Wednesday, June 1, 2011

Ricotta and Peppers Stuffed Chicken with Pasta


After a long day of playing at the park, going to the children's museum, and running errands, Laela and I were STARVING!  I needed to make something quick, filling, and packed with healthy goodness.  This stuffed chicken was just the trick!

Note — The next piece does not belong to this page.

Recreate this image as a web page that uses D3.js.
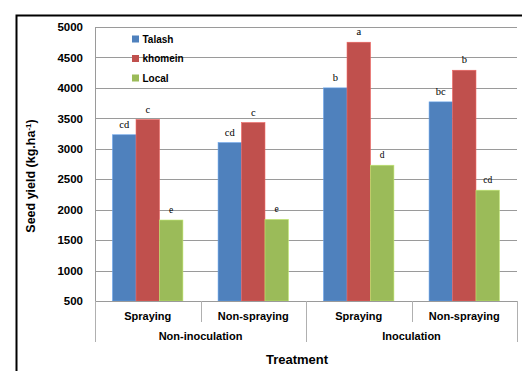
<!DOCTYPE html>
<html>
<head>
<meta charset="utf-8">
<script src="https://cdn.jsdelivr.net/npm/d3@7"></script>
<style>
  html, body { margin: 0; padding: 0; background: #fff; }
  svg { display: block; }
</style>
</head>
<body>
<svg id="chart" width="522" height="371"></svg>
<script>
// Seed yield by treatment and cultivar
const treatments = ["Spraying", "Non-spraying", "Spraying", "Non-spraying"];
const groups = ["Non-inoculation", "Inoculation"];
const seriesNames = ["Talash", "khomein", "Local"];
const talash  = [3230, 3100, 4000, 3770];
const khomein = [3480, 3430, 4750, 4290];
const local   = [1830, 1840, 2730, 2320];
const talashLetters  = ["cd", "cd", "b", "bc"];
const khomeinLetters = ["c", "c", "a", "b"];
const localLetters   = ["e", "e", "d", "cd"];
const yTicks = [500, 1000, 1500, 2000, 2500, 3000, 3500, 4000, 4500, 5000];
const colors = ["#4F81BD", "#C0504D", "#9BBB59"];

const seriesValues = [talash, khomein, local];
const seriesLetters = [talashLetters, khomeinLetters, localLetters];

const svg = d3.select("#chart");
const plotLeft = 95, plotRight = 517, plotTop = 27, plotBottom = 301;

// outer frame (left and top edges visible)
svg.append("path")
  .attr("d", "M16.5,371 L16.5,15.5 L522,15.5")
  .attr("fill", "none").attr("stroke", "#000").attr("stroke-width", 2);

const y = d3.scaleLinear().domain([500, 5000]).range([plotBottom, plotTop]);
const x0 = d3.scaleBand().domain(d3.range(treatments.length)).range([plotLeft, plotRight]).paddingInner(0).paddingOuter(0);
const bw = x0.bandwidth();
const x1 = d3.scaleBand().domain(d3.range(seriesNames.length)).range([bw * 0.1667, bw * 0.8333]).padding(0);

// horizontal gridlines
svg.append("g").selectAll("line").data(yTicks.filter(v => v > 500)).join("line")
  .attr("x1", plotLeft).attr("x2", plotRight)
  .attr("y1", d => Math.round(y(d)) + 0.5).attr("y2", d => Math.round(y(d)) + 0.5)
  .attr("stroke", "#9a9a9a").attr("stroke-width", 1);

// y axis
const yAxis = d3.axisLeft(y).tickValues(yTicks).tickSize(0).tickPadding(12).tickFormat(d3.format("d"));
const yg = svg.append("g").attr("transform", `translate(${plotLeft},0)`).call(yAxis);
yg.select(".domain").remove();
yg.selectAll("text")
  .attr("font-family", "Liberation Sans, Arial, sans-serif")
  .attr("font-weight", "bold").attr("font-size", 11.5).attr("fill", "#000");

// bars
const cat = svg.append("g").selectAll("g").data(d3.range(treatments.length)).join("g")
  .attr("transform", i => `translate(${x0(i)},0)`);
seriesNames.forEach((name, s) => {
  cat.append("rect")
    .attr("x", i => x1(s))
    .attr("y", i => y(seriesValues[s][i]))
    .attr("width", x1.bandwidth())
    .attr("height", i => plotBottom - y(seriesValues[s][i]))
    .attr("fill", colors[s])
    .attr("stroke", d3.color(colors[s]).brighter(0.6))
    .attr("stroke-width", 0.6);
  cat.append("text")
    .attr("x", i => x1(s) + x1.bandwidth() / 2)
    .attr("y", i => y(seriesValues[s][i]) - 7)
    .attr("text-anchor", "middle")
    .attr("font-family", "Liberation Serif, Times New Roman, serif")
    .attr("font-size", s === 2 ? 9.5 : 10.5)
    .attr("fill", "#000")
    .text(i => seriesLetters[s][i]);
});

// category axis
svg.append("line").attr("x1", plotLeft).attr("x2", plotRight)
  .attr("y1", plotBottom + 0.5).attr("y2", plotBottom + 0.5)
  .attr("stroke", "#9a9a9a");
svg.append("line").attr("x1", plotLeft + 0.5).attr("x2", plotLeft + 0.5)
  .attr("y1", plotTop).attr("y2", plotBottom)
  .attr("stroke", "#9a9a9a");
const dividers = d3.range(treatments.length + 1).map(i => i === treatments.length ? plotRight : x0(i));
svg.append("g").selectAll("line").data(dividers).join("line")
  .attr("x1", d => Math.round(d) + 0.5).attr("x2", d => Math.round(d) + 0.5)
  .attr("y1", plotBottom)
  .attr("y2", (d, i) => i % 2 === 0 ? 342 : 322)
  .attr("stroke", "#b0b0b0");

svg.append("g").selectAll("text").data(treatments).join("text")
  .attr("x", (d, i) => x0(i) + bw / 2)
  .attr("y", 319.5)
  .attr("text-anchor", "middle")
  .attr("font-family", "Liberation Sans, Arial, sans-serif")
  .attr("font-weight", "bold").attr("font-size", 11).attr("fill", "#000")
  .text(d => d);

svg.append("g").selectAll("text").data(groups).join("text")
  .attr("x", (d, i) => x0(i * 2) + bw)
  .attr("y", 339.5)
  .attr("text-anchor", "middle")
  .attr("font-family", "Liberation Sans, Arial, sans-serif")
  .attr("font-weight", "bold").attr("font-size", 11).attr("fill", "#000")
  .text(d => d);

// axis titles
svg.append("text")
  .attr("x", 297).attr("y", 364)
  .attr("text-anchor", "middle")
  .attr("font-family", "Liberation Sans, Arial, sans-serif")
  .attr("font-weight", "bold").attr("font-size", 13).attr("fill", "#000")
  .text("Treatment");

const yt = svg.append("text")
  .attr("transform", "translate(35,176) rotate(-90)")
  .attr("text-anchor", "middle")
  .attr("font-family", "Liberation Sans, Arial, sans-serif")
  .attr("font-weight", "bold").attr("font-size", 12.5).attr("fill", "#000");
yt.append("tspan").text("Seed yield (kg.ha");
yt.append("tspan").attr("dy", -4).attr("font-size", 8).text("-1");
yt.append("tspan").attr("dy", 4).text(")");

// legend
const lg = svg.append("g").selectAll("g").data(seriesNames).join("g")
  .attr("transform", (d, i) => `translate(132,${39 + i * 19.5})`);
lg.append("rect").attr("x", 0).attr("y", -3.5).attr("width", 7).attr("height", 7)
  .attr("fill", (d, i) => colors[i]);
lg.append("text").attr("x", 10.5).attr("y", 3.8)
  .attr("font-family", "Liberation Sans, Arial, sans-serif")
  .attr("font-weight", "bold").attr("font-size", 10).attr("fill", "#000")
  .text(d => d);
</script>
</body>
</html>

I try to make it a habit of having cleaned chicken cut in different forms in my freezer (pounded flat, left whole with the fat cut off, cut into nuggets- you get the idea).  I grabbed a flattened one that I'd defrosted, and instead of doing the normal method that I use when stuffing a chicken breast (using a long skinny knife and cutting a hole in it), I decided I was going to roll the chicken around the stuffing and cook it with a bit of broth to steam it.  (This results in a deliciously juicy chicken, regardless of whether or not you are stuffing it.)

Stuffed Chicken:
Ingredients:
  • 1 large chicken breast, pounded flat (don't pound it so much that there are holes!)
  • 4 oz frozen spinach- defrosted and drained
  • 1 roasted red pepper, chopped (I always have a jar of these in my fridge)
  • 1 red pepper, chopped
  • 1 green pepper, chopped
  • 1 roasted artichoke, chopped (I always have these in a jar in my fridge) 
  • 4 oz ricotta cheese
  • 1 package whole grain pasta (I like Barilla Plus angel hair)
  • 1 small handful of parmesan cheese
  • 4-5 large basil leaves, chopped
  • 1 cup chicken broth (you can use boullion if you don't have broth)
  • 2tsp garlic
Instructions:
  • Lightly oil a skillet, and heat to medium heat.
  • In a medium sized bowl, mix 3oz of the ricotta cheese, 3oz of spinach, roasted red pepper, 1tsp garlic,  roasted artichoke, salt and pepper.
  • Spread the mixture across the flattened chicken.
  • Roll the chicken (much like rolling a pumpkin roll).  If it won't stay in place, use butcher's tine, metal poultry picks, or tooth picks.
  • Place the chicken in the skillet.
  • Cook for one minute.
  • Add the broth.
  • Place a lid on the pan.
  • Leave the chicken cooking in the skillet for 6 minutes.
  • While the chicken is cooking, heat another skillet to medium heat and pour in a tablespoon of olive oil.
  • Add the remainder of the spinach, the chopped red and green peppers, ricotta cheese, parmesan cheese, basil leaves, 1tsp garlic and a dash of salt and pepper to the hot skillet.
  • Stir while cooking to mix the ingredients well.
  • Flip your chicken.
  • Cook for 3-5 more minutes.
  • While the chicken is finishing, boil the pasta in well salted water.
  • When the pasta is done, toss it in the cheese-veggie sauce.
  • Top with finished chicken and enjoy!